Note that it is probable some operations eventually need
additional privileges to fulfill the request, depending on the
service configuration.
More than one operation may be specified at once. In that case the
operations are done in the order of occurrence.
Any operation may also be followed
by the option flags that are
provided between the pair of parenthesis like this:
$ pamtester login root "authenticate(PAM_SILENT)"
Flags are all named and combinable or inversible with bitwise
operators;
|
(OR),
&
(AND),
^
(XOR) and
~
(NOT)
are accepted.
The list of allowed options is shown below:
PAM_SILENT
PAM_DISALLOW_NULL_AUTHTOK
PAM_ESTABLISH_CRED
PAM_REINITIALIZE_CRED
PAM_REFRESH_CRED
PAM_CHANGE_EXPIRED_AUTHTOK
Additional authentication information such as the name of the
remote user, the remote host and the tty can be supplied via
-I
(--item
) option. In the
following example, the tty name is given using "tty" command.

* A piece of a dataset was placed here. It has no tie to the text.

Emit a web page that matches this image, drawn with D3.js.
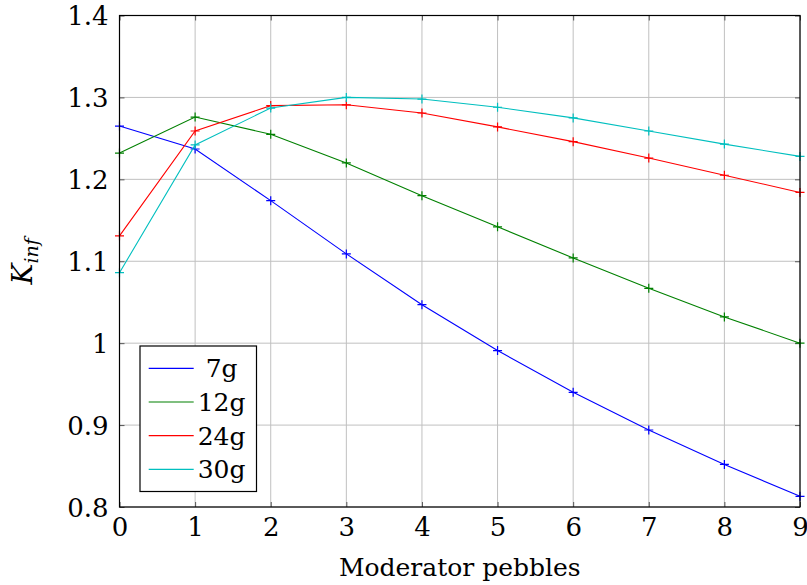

$ pamtester -I tty=`tty` login root open_session
The following types of information are supported:
- service
- user
- prompt
- tty
- ruser
- rhost
If run with -v
(--verbose
) option, pamtester
generates quite detailed output that describes what is going
on behind the scene. Those arguments,
pamtester -v login root open_session close_session
will end up with something like below:
pamtester: invoking pam_start(login, root, ...)
pamtester: performing operation - open_session
Linux localhost 0.0.0 #1 Wed Dec 1 00:00:00 GMT 1971 i4004 GNU/Linux
pamtester: sucessfully opened a session
pamtester: performing operation - close_session
pamtester: session has successfully been closed.